┌──

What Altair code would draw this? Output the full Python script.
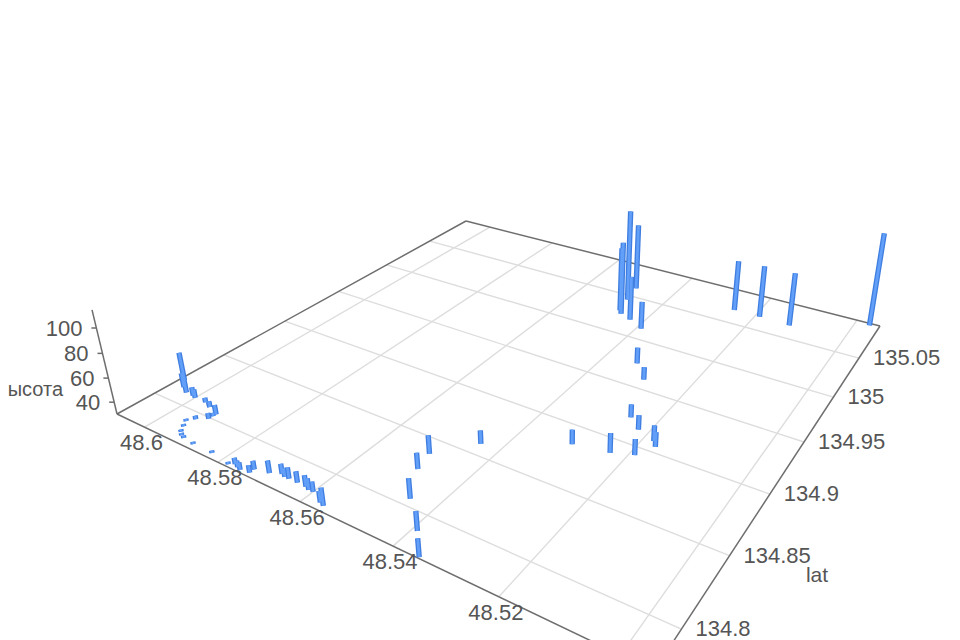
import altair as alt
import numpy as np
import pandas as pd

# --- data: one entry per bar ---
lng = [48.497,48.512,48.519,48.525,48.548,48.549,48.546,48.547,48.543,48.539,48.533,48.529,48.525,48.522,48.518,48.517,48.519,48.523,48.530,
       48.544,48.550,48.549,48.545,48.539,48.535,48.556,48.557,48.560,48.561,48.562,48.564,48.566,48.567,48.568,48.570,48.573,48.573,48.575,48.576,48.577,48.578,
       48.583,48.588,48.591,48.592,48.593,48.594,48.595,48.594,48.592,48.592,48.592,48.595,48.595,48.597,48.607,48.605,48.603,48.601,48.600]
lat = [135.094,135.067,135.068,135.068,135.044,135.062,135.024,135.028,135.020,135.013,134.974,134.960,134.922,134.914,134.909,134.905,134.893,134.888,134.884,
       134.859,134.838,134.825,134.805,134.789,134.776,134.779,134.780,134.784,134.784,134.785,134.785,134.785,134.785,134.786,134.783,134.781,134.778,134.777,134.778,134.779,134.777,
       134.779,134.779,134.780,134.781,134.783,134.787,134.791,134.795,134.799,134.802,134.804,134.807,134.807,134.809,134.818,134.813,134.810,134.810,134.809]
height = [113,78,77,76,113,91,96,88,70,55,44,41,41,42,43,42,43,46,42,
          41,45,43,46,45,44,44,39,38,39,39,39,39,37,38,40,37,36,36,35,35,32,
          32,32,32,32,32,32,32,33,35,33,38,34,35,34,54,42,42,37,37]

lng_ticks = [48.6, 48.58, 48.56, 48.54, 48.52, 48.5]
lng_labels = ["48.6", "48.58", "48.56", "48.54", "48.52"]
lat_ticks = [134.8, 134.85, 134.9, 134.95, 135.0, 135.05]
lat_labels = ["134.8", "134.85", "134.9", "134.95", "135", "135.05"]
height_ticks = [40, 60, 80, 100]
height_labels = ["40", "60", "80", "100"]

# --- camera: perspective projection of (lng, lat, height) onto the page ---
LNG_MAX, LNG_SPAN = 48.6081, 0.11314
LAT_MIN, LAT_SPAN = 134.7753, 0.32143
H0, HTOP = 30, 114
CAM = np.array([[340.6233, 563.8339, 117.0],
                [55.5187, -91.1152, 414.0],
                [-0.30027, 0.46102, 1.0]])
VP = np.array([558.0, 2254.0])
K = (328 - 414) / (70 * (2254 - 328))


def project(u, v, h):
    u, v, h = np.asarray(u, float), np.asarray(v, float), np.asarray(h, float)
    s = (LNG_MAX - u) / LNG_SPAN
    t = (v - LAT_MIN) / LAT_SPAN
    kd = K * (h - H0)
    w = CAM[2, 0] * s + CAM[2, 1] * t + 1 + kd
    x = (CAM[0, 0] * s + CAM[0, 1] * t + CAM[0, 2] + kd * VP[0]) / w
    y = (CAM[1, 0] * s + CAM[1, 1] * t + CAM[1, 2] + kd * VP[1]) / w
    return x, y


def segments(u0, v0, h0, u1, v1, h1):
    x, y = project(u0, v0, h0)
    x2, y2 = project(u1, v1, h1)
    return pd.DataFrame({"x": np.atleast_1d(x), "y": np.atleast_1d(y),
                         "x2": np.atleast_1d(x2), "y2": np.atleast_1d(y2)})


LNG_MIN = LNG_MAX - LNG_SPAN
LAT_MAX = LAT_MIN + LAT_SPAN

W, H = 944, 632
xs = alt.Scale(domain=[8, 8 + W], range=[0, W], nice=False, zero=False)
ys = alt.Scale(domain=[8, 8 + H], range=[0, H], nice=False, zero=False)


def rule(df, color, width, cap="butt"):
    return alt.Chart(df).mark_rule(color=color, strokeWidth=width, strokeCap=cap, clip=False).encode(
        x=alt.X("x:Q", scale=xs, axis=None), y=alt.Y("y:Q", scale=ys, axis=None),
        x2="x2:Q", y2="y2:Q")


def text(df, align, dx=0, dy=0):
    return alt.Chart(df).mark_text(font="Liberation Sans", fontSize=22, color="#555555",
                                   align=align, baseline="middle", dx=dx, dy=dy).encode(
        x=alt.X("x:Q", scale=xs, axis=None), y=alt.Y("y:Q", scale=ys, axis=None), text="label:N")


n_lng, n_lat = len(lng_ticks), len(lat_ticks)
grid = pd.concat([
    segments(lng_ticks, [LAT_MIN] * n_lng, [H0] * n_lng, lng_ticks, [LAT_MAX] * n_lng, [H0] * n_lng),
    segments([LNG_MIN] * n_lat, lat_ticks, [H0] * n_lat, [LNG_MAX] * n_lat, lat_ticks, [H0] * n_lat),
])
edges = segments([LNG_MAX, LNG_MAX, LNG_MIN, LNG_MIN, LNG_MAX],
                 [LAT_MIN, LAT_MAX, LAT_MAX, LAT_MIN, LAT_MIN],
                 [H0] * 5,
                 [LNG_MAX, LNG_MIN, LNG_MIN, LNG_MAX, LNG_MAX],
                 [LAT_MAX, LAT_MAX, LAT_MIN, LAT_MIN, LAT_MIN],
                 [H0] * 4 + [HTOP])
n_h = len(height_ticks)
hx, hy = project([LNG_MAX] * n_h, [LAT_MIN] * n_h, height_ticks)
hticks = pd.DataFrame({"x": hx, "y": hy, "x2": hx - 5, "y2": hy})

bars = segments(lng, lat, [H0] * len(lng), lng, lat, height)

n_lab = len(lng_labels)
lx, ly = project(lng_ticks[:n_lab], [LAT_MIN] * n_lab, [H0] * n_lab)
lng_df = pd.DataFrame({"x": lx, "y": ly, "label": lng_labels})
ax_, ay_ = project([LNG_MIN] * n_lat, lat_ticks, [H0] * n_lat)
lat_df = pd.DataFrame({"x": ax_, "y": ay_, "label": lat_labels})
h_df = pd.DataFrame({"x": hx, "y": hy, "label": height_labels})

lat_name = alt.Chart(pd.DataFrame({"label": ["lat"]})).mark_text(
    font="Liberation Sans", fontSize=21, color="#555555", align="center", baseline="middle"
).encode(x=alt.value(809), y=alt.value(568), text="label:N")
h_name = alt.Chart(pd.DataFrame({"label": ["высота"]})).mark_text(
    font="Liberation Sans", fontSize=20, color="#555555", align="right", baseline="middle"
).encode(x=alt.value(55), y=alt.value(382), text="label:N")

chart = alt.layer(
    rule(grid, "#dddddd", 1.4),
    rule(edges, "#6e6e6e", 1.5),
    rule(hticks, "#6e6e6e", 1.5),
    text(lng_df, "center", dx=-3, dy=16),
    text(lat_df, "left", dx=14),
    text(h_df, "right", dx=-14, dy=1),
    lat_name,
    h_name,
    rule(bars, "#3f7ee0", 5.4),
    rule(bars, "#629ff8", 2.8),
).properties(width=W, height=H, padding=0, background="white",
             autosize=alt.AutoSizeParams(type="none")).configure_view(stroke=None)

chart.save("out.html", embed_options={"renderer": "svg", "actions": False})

└──

* Task to carry out
Your task is to restate word for word the lines from the top of the data to the line containing "import pandas as pd", both ends included, with every picture left out.

* Answer to the task
What Altair code would draw this? Output the full Python script.
import altair as alt
import numpy as np
import pandas as pd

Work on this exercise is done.